A constitution should not merely declare that wealth belongs to the people. It should make theft from the people difficult.
The Test of Tshisekedi’s Good Faith
President Tshisekedi now faces a simple test.
If he believes Congo needs constitutional reform for the benefit of future generations, he should say plainly:
“I will not seek another presidential term under any new constitution adopted during or after my presidency.”
That one sentence would change the national debate.
It would remove the suspicion that constitutional reform is a private political project. It would force the country to discuss the real issues: security, mining justice, decentralisation, corruption, provincial autonomy and national dignity.
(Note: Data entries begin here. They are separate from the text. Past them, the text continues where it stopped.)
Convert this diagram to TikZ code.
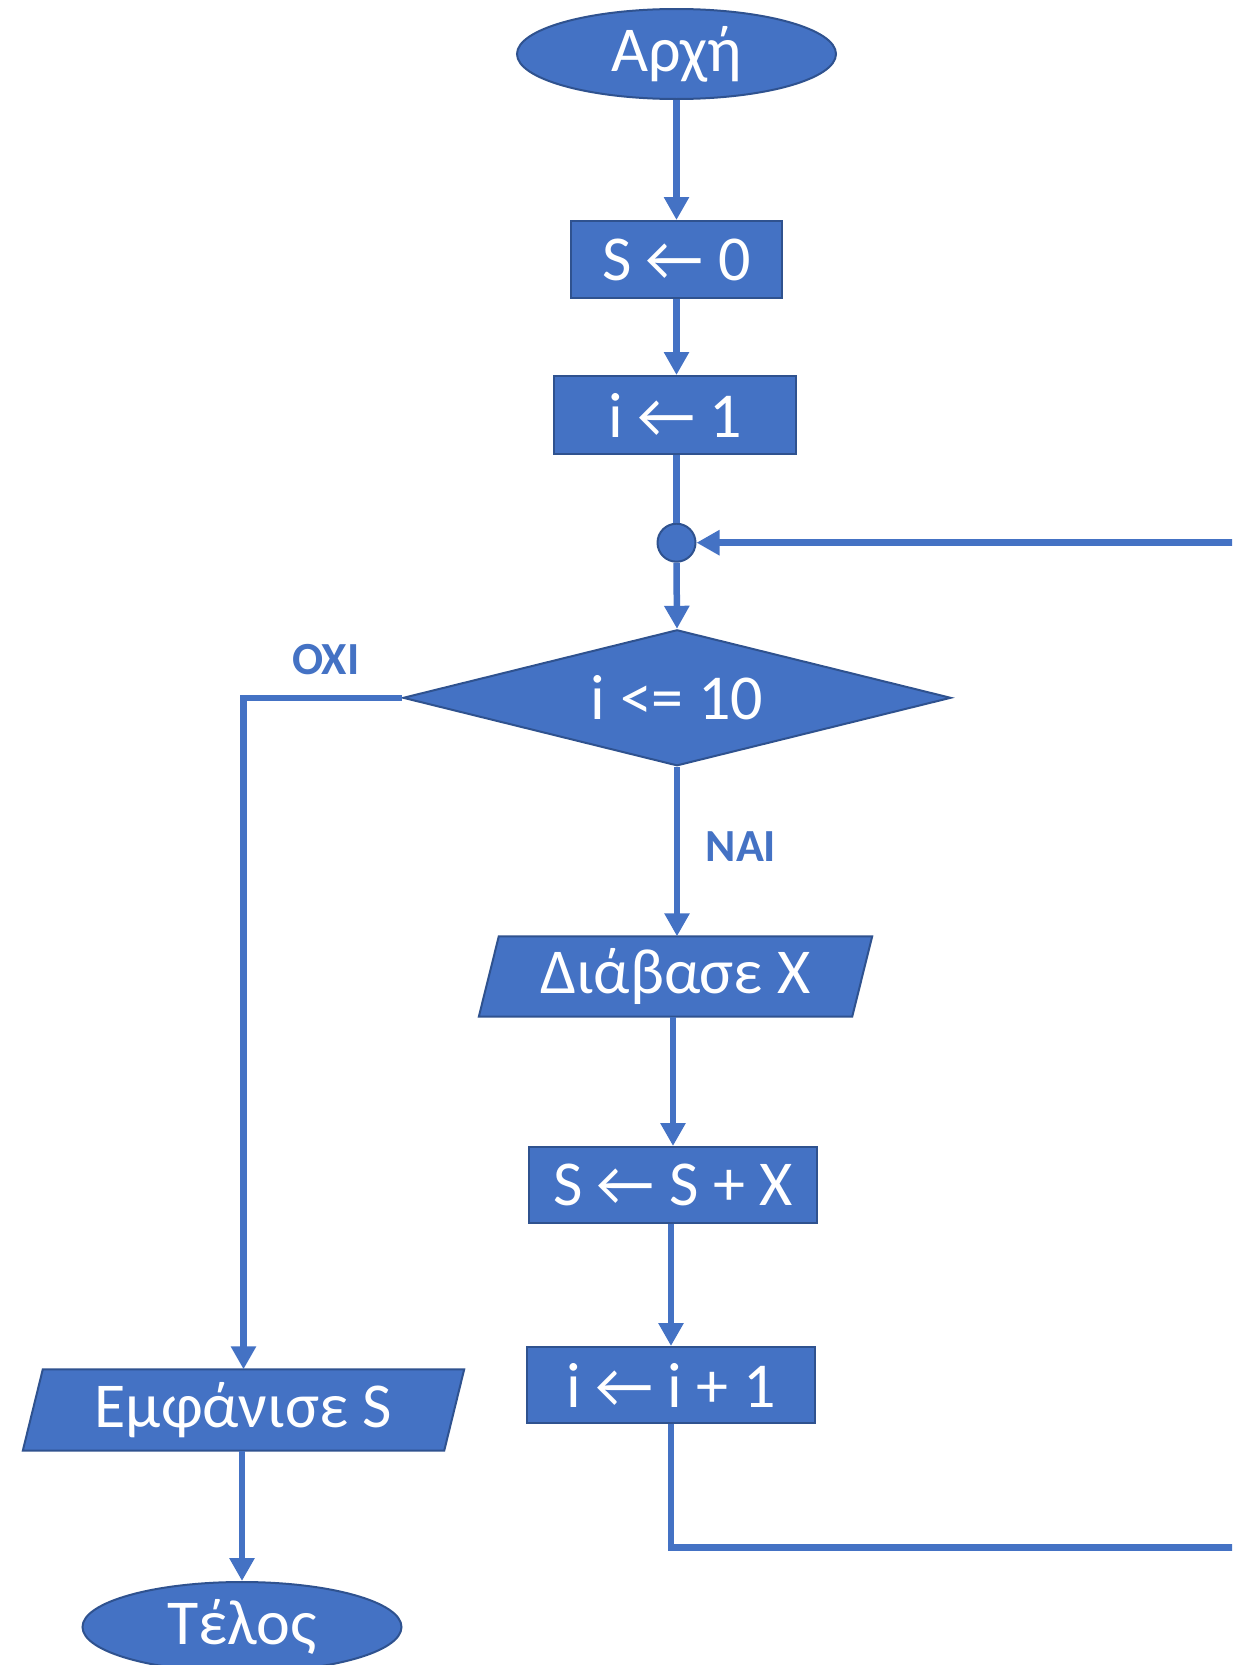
\documentclass[tikz,border=0pt]{standalone}
\usepackage{fontspec}
\setmainfont{Carlito}
\usetikzlibrary{shapes.geometric,arrows.meta}
\definecolor{ofblue}{HTML}{4472C4}
\definecolor{ofedge}{HTML}{2F528F}
\tikzset{
  shp/.style={fill=ofblue,draw=ofedge,line width=2pt,text=white,inner sep=0pt,font=\fontsize{64}{70}\selectfont},
  term/.style={shp,ellipse,minimum width=319pt,minimum height=90pt},
  proc/.style={shp,rectangle,minimum height=77pt},
  iotext/.style={rectangle,text=white,inner sep=0pt,minimum height=80pt,font=\fontsize{64}{70}\selectfont},
  iofill/.style={fill=ofblue,draw=ofedge,line width=2pt},
  dec/.style={shp,diamond,aspect=4.03,minimum width=548pt,minimum height=136pt},
  junc/.style={fill=ofblue,draw=ofedge,line width=2pt,circle,minimum size=38pt,inner sep=0pt},
  conn/.style={draw=ofblue,line width=6.5pt},
  arr/.style={conn,-{Triangle[length=23pt,width=24pt]}},
  lbl/.style={text=ofblue,font=\fontsize{46}{50}\selectfont\bfseries}
}
\begin{document}
\begin{tikzpicture}[x=1pt,y=-1pt]
\path[use as bounding box,clip] (0,0) rectangle (1232,1665);
\node[term] (start) at (676.5,54) {Αρχή};
\node[proc,minimum width=211pt] (s0) at (676.5,259.5) {S ← 0};
\node[proc,minimum width=242pt,minimum height=78pt] (i1) at (675,415) {i ← 1};
\node[junc] (merge) at (676.5,542.7) {};
\node[dec] (cond) at (677,697.8) {i <= 10};
% input parallelogram: Διάβασε X
\node[iotext,minimum width=373pt] (read) at (675.5,976.5) {};
\draw[iofill] ([xshift=10pt]read.north west) -- ([xshift=10pt]read.north east)
  -- ([xshift=-10pt]read.south east) -- ([xshift=-10pt]read.south west) -- cycle;
\node[iotext] (readtxt) at (read.center) {Διάβασε X};
\node[proc,minimum width=288pt,minimum height=76pt] (add) at (673,1185) {S ← S + X};
\node[proc,minimum width=288pt,minimum height=76pt] (inc) at (671,1385) {i ← i + 1};
% output parallelogram: Εμφάνισε S
\node[iotext,minimum width=421pt,minimum height=81pt] (disp) at (243.5,1410) {};
\draw[iofill] ([xshift=10pt]disp.north west) -- ([xshift=10pt]disp.north east)
  -- ([xshift=-10pt]disp.south east) -- ([xshift=-10pt]disp.south west) -- cycle;
\node[iotext] (disptxt) at (disp.center) {Εμφάνισε S};
\node[term] (end) at (242,1627) {Τέλος};
\node[lbl] (oxi) at (326,659.6) {OXI};
\node[lbl] (nai) at (741,846.5) {NAI};
\coordinate (loopbot) at (1260,1547.5);
\draw[arr] (start.south) -- (s0.north);
\draw[arr] (s0.south) -- (s0.south |- i1.north);
\draw[conn] (i1.south -| merge) -- (merge.north);
\draw[arr] (merge.south) -- (cond.north);
\draw[arr] (cond.south) -- (cond.south |- read.north);
\draw[arr] (read.south -| add) -- (add.north);
\draw[arr] (add.south -| inc) -- (inc.north);
\draw[arr] (inc.south) |- (loopbot) |- (merge.east);
\draw[arr] (cond.west) -| (disp.north);
\draw[arr] (disp.south -| end) -- (end.north);
\end{tikzpicture}
\end{document}
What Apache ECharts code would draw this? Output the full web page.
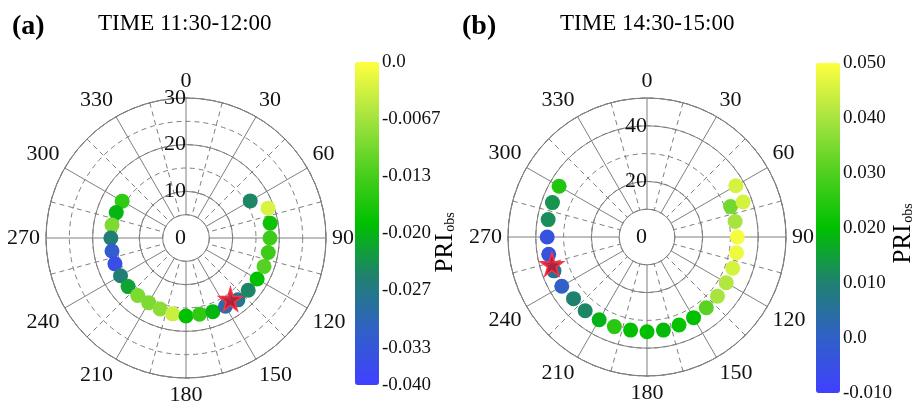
<!DOCTYPE html>
<html>
<head>
<meta charset="utf-8">
<script src="https://cdn.jsdelivr.net/npm/echarts@6/dist/echarts.min.js"></script>
<style>
  html, body { margin: 0; padding: 0; background: #fff; }
  #chart { width: 917px; height: 403px; }
</style>
</head>
<body>
<div id="chart"></div>
<script>
// angle tick labels (degrees, clockwise from north)
const angleLabels = ['0', '30', '60', '90', '120', '150', '180', '210', '240', '270', '300', '330']

// panel (a) 11:30-12:00
const anglesA = [300, 290, 280, 270, 260, 250, 240, 230, 220, 210, 200, 190, 180, 170, 160, 150, 140, 130, 120, 110, 100, 90, 80, 70, 60]
const radiiA = [15.8, 15.9, 16.1, 16.1, 16.1, 16.2, 16.2, 16.2, 16.1, 16.0, 16.2, 16.5, 16.7, 16.6, 16.8, 16.9, 17.3, 17.4, 17.6, 17.8, 17.9, 18.0, 18.3, 18.7, 15.9]
const priA = [-0.016, -0.021, -0.010, -0.027, -0.034, -0.037, -0.027, -0.023, -0.010, -0.010, -0.009, -0.004, -0.020, -0.016, -0.021, -0.031, -0.029, -0.026, -0.020, -0.013, -0.015, -0.015, -0.019, -0.003, -0.026]
const starA = [[16.2, 144]]
const barLabelsA = ['0.0', '-0.0067', '-0.013', '-0.020', '-0.027', '-0.033', '-0.040']

// panel (b) 14:30-15:00
const anglesB = [300, 290, 280, 270, 260, 250, 240, 230, 220, 210, 200, 190, 180, 170, 160, 150, 140, 130, 120, 110, 100, 90, 80, 70, 70, 60]
const radiiB = [36.5, 36.2, 36.1, 35.9, 35.9, 35.6, 35.4, 34.5, 34.6, 34.4, 34.3, 34.0, 34.1, 34.0, 33.7, 33.5, 33.2, 33.1, 32.9, 32.8, 32.7, 32.5, 32.2, 32.0, 36.8, 36.9]
const priB = [0.024, 0.013, 0.012, -0.004, -0.004, 0.006, 0.000, 0.010, 0.011, 0.018, 0.025, 0.020, 0.020, 0.019, 0.021, 0.020, 0.031, 0.040, 0.041, 0.045, 0.048, 0.049, 0.040, 0.034, 0.045, 0.045]
const starB = [[35.6, 254]]
const barLabelsB = ['-0.010', '0.0', '0.010', '0.020', '0.030', '0.040', '0.050']

const palette = ['#4040ff', '#3060c8', '#208070', '#00c000', '#50d020', '#a8e440', '#ffff40']
const gridColor = '#7f7f7f'
const dash = [5, 4]
const serif = 'Liberation Serif'
const starPath = 'path://M50,0 L61,35 L98,35 L68,57 L79,91 L50,70 L21,91 L32,57 L2,35 L39,35 Z'

const makeData = (angles, radii, pri) => angles.map((a, i) => [radii[i], a, pri[i]])

const gridAngle = (polarIndex) => ({
  polarIndex,
  type: 'value',
  min: 0,
  max: 360,
  interval: 30,
  startAngle: 90,
  clockwise: true,
  axisLine: { lineStyle: { color: gridColor, width: 1 } },
  axisTick: { show: false },
  axisLabel: {
    margin: 6,
    fontSize: 22,
    fontFamily: serif,
    color: '#111',
    formatter: (v) => (v >= 360 ? '' : angleLabels[Math.round(v / 30)])
  },
  splitLine: { show: true, lineStyle: { color: gridColor, width: 1 } },
  minorTick: { show: false, splitNumber: 2 },
  minorSplitLine: { show: true, lineStyle: { color: gridColor, width: 1, type: dash } }
})

const hiddenAngle = (polarIndex) => ({
  polarIndex, type: 'value', min: 0, max: 360, startAngle: 90, clockwise: true, show: false
})

const dashedRadius = (polarIndex, min, max, interval) => ({
  polarIndex, type: 'value', min, max, interval,
  axisLine: { show: false }, axisTick: { show: false }, axisLabel: { show: false },
  splitLine: { show: true, lineStyle: { color: gridColor, width: 1, type: dash } }
})

const solidRadius = (polarIndex, min, max, interval) => ({
  polarIndex, type: 'value', min, max, interval,
  axisLine: { show: false }, axisTick: { show: false },
  axisLabel: {
    margin: 0, fontSize: 22, fontFamily: serif, color: '#111',
    formatter: (v) => (v === max && max % interval !== 0 ? '' : String(v))
  },
  splitLine: { show: true, lineStyle: { color: gridColor, width: 1 } }
})

const barAxisLabel = (labels) => ({
  margin: 3, fontSize: 19, fontFamily: serif, color: '#111',
  formatter: (v, i) => labels[i]
})

const dotStyle = { opacity: 1 }
const starStyle = { color: 'rgba(190,25,50,0.9)', borderColor: '#ff3344', borderWidth: 1.5, opacity: 1 }

const option = {
  backgroundColor: '#fff',
  textStyle: { fontFamily: serif },
  title: [
    { text: '(a)', left: 12, top: 13, padding: 0, textStyle: { fontSize: 28, fontWeight: 'bold', fontFamily: serif, color: '#000' } },
    { text: 'TIME 11:30-12:00', left: 98, top: 12, padding: 0, textStyle: { fontSize: 23, fontWeight: 'normal', fontFamily: serif, color: '#000' } },
    { text: '(b)', left: 462, top: 13, padding: 0, textStyle: { fontSize: 28, fontWeight: 'bold', fontFamily: serif, color: '#000' } },
    { text: 'TIME 14:30-15:00', left: 560, top: 12, padding: 0, textStyle: { fontSize: 23, fontWeight: 'normal', fontFamily: serif, color: '#000' } }
  ],
  polar: [
    { center: [186, 238], radius: [23.3, 140] },
    { center: [186, 238], radius: [0, 140] },
    { center: [647, 237], radius: [27.8, 139] },
    { center: [647, 237], radius: [0, 139] }
  ],
  angleAxis: [gridAngle(0), hiddenAngle(1), gridAngle(2), hiddenAngle(3)],
  radiusAxis: [
    dashedRadius(0, 5, 30, 5),
    solidRadius(1, 0, 30, 10),
    dashedRadius(2, 10, 50, 10),
    solidRadius(3, 0, 50, 20)
  ],
  grid: [
    { left: 355, top: 62, width: 24, height: 323 },
    { left: 816, top: 63, width: 24, height: 330 }
  ],
  xAxis: [
    { gridIndex: 0, type: 'value', min: 0, max: 1, show: false },
    { gridIndex: 1, type: 'value', min: 0, max: 1, show: false }
  ],
  yAxis: [
    {
      gridIndex: 0, type: 'value', position: 'right', inverse: true,
      min: 0, max: 0.0377, interval: 0.04 / 6,
      axisLine: { show: false }, axisTick: { show: false }, splitLine: { show: false },
      axisLabel: barAxisLabel(barLabelsA)
    },
    {
      gridIndex: 1, type: 'value', position: 'right',
      min: -0.01, max: 0.05, interval: 0.01,
      axisLine: { show: false }, axisTick: { show: false }, splitLine: { show: false },
      axisLabel: barAxisLabel(barLabelsB)
    }
  ],
  visualMap: [
    {
      type: 'continuous', seriesIndex: [0], dimension: 2, min: -0.04, max: 0,
      calculable: false, left: 355, top: 62, padding: 0, itemWidth: 24, itemHeight: 323,
      inRange: { color: palette }
    },
    {
      type: 'continuous', seriesIndex: [2], dimension: 2, min: -0.01, max: 0.05,
      calculable: false, left: 816, top: 63, padding: 0, itemWidth: 24, itemHeight: 330,
      inRange: { color: palette }
    }
  ],
  graphic: [
    { type: 'text', x: 445, y: 253, rotation: Math.PI / 2, style: { text: 'PRI', font: '25px "Liberation Serif"', fill: '#000', align: 'center', verticalAlign: 'middle' } },
    { type: 'text', x: 450, y: 222, rotation: Math.PI / 2, style: { text: 'obs', font: '14px "Liberation Serif"', fill: '#000', align: 'center', verticalAlign: 'middle' } },
    { type: 'text', x: 903, y: 244, rotation: Math.PI / 2, style: { text: 'PRI', font: '25px "Liberation Serif"', fill: '#000', align: 'center', verticalAlign: 'middle' } },
    { type: 'text', x: 908, y: 213, rotation: Math.PI / 2, style: { text: 'obs', font: '14px "Liberation Serif"', fill: '#000', align: 'center', verticalAlign: 'middle' } }
  ],
  series: [
    {
      type: 'scatter', coordinateSystem: 'polar', polarIndex: 1, symbolSize: 15,
      itemStyle: dotStyle, data: makeData(anglesA, radiiA, priA), z: 3
    },
    {
      type: 'scatter', coordinateSystem: 'polar', polarIndex: 1, symbol: starPath, symbolSize: 23,
      itemStyle: starStyle, data: starA, z: 4
    },
    {
      type: 'scatter', coordinateSystem: 'polar', polarIndex: 3, symbolSize: 15,
      itemStyle: dotStyle, data: makeData(anglesB, radiiB, priB), z: 3
    },
    {
      type: 'scatter', coordinateSystem: 'polar', polarIndex: 3, symbol: starPath, symbolSize: 23,
      itemStyle: starStyle, data: starB, z: 4
    }
  ]
}

const chart = echarts.init(document.getElementById('chart'))
chart.setOption(option)
</script>
</body>
</html>
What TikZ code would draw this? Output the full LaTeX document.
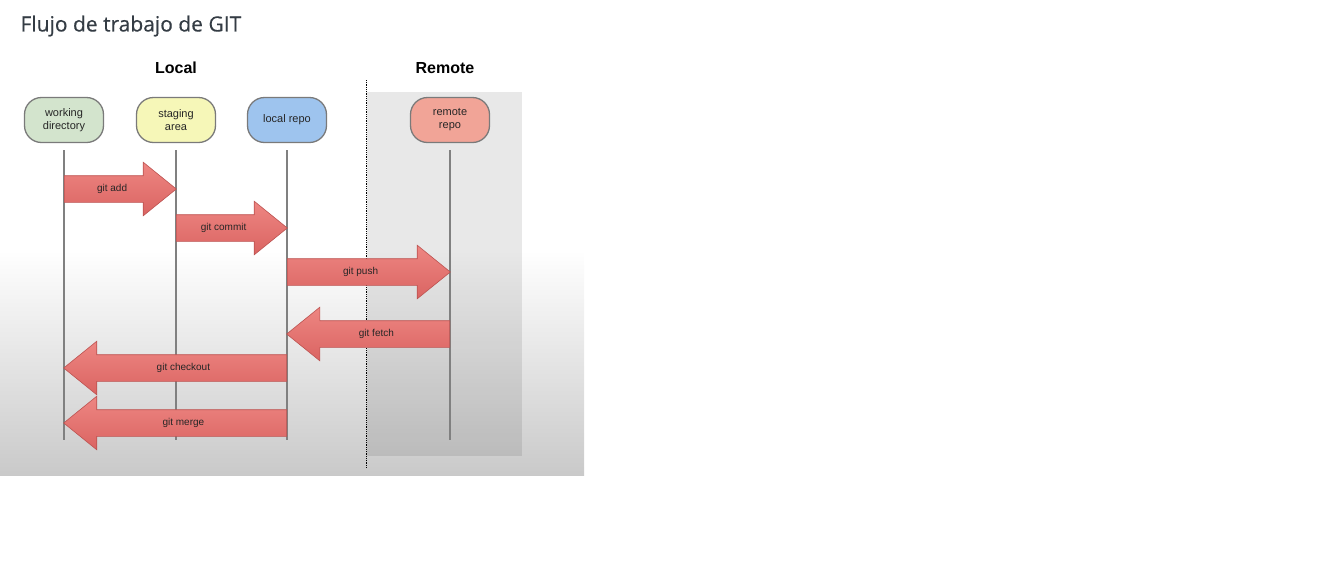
\documentclass[tikz,border=0pt]{standalone}
\usepackage{fontspec}
\setmainfont{Liberation Sans}
\newfontfamily\titlefont[FakeBold=0.4]{Open Sans}
\usepackage{tikz}
\usetikzlibrary{shapes.arrows,calc,positioning}

\definecolor{titlegray}{RGB}{52,60,68}
\definecolor{boxgray}{RGB}{122,122,122}
\definecolor{linegray}{RGB}{128,128,128}
\definecolor{wdgreen}{RGB}{211,228,205}
\definecolor{sayellow}{RGB}{246,247,184}
\definecolor{lrblue}{RGB}{158,196,238}
\definecolor{rrsalmon}{RGB}{241,164,151}
\definecolor{arrowtop}{RGB}{238,134,130}
\definecolor{arrowbot}{RGB}{218,100,98}
\definecolor{arrowborder}{RGB}{188,82,80}

\begin{document}
\begin{tikzpicture}[x=1pt,y=-1pt,
    area/.style={shape=rectangle, rounded corners=17pt, draw=boxgray, line width=1.3pt,
      minimum width=79pt, minimum height=45pt, align=center, inner sep=1pt,
      text=black!85, font=\fontsize{11}{13}\selectfont},
    lifeline/.style={draw=linegray, line width=1.3pt, shorten <=7pt},
    gitarrow/.style={single arrow, draw=arrowborder, line width=0.6pt,
      top color=arrowtop, bottom color=arrowbot,
      single arrow head extend=13.5pt, single arrow tip angle=78,
      text height=7pt, text depth=2pt, inner xsep=0pt, inner ysep=8.5pt,
      text=black!85, font=\fontsize{10}{11}\selectfont},
    back/.style={shape border rotate=180}]
  \useasboundingbox (0,0) rectangle (1341,566);

  % background of the slide
  \shade[top color=white, bottom color=gray!42] (0,250) rectangle (584,475);
  \fill[black, fill opacity=0.09] (367,92) rectangle (522,456);
  \draw[densely dotted, line width=0.8pt] (366,80) -- (366,468);

  \node[anchor=west, text=titlegray, font=\titlefont\fontsize{21}{24}\selectfont] (title) at (17,26) {Flujo de trabajo de GIT};
  \node[font=\bfseries\fontsize{16}{18}\selectfont] (local) at (176,68) {Local};
  \node[font=\bfseries\fontsize{16}{18}\selectfont] (remote) at (445,68) {Remote};

  % the four areas
  \node[area, fill=wdgreen] (wd) at (64,120) {working\\directory};
  \node[area, fill=sayellow] (sa) at (176,120) {staging\\area};
  \node[area, fill=lrblue] (lr) at (287,120) {local repo};
  \node[area, fill=rrsalmon] (rr) at (450,120) {remote\\repo};

  \coordinate (wdend) at (64,440);
  \coordinate (saend) at (176,440);
  \coordinate (lrend) at (287,440);
  \coordinate (rrend) at (450,440);

  \draw[lifeline] (wd.south) -- (wdend);
  \draw[lifeline] (sa.south) -- (saend);
  \draw[lifeline] (lr.south) -- (lrend);
  \draw[lifeline] (rr.south) -- (rrend);

  % commands
  \node[gitarrow, anchor=tail, minimum height=112pt] (add) at (wd |- 0,189) {git add};
  \node[gitarrow, anchor=tail, minimum height=111pt] (commit) at (sa |- 0,228) {git commit};
  \node[gitarrow, anchor=tail, minimum height=163pt] (push) at (lr |- 0,272) {git push};
  \node[gitarrow, back, anchor=tail, minimum height=163pt] (fetch) at (rr |- 0,334) {git fetch};
  \node[gitarrow, back, anchor=tail, minimum height=223pt] (checkout) at (lr |- 0,368) {git checkout};
  \node[gitarrow, back, anchor=tail, minimum height=223pt] (merge) at (lr |- 0,423) {git merge};
\end{tikzpicture}
\end{document}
It would also protect Tshisekedi’s own legacy. A leader who voluntarily limits himself can become bigger than his term. A leader who rewrites the rules around himself risks being remembered as another African president who mistook personal continuity for national progress.
Congo needs constitutional renewal.
But Congo does not need a constitution built around Félix Tshisekedi.
It needs a constitution built around the Congolese people: the displaced mother in Goma, the farmer in Ituri, the miner in Lualaba, the trader in Bukavu, the student in Kinshasa and the child in Kivu whose land enriches the world.
Congo’s constitution must not become a ladder to another term.
It must become a covenant of power, wealth and dignity flowing downward—to the people.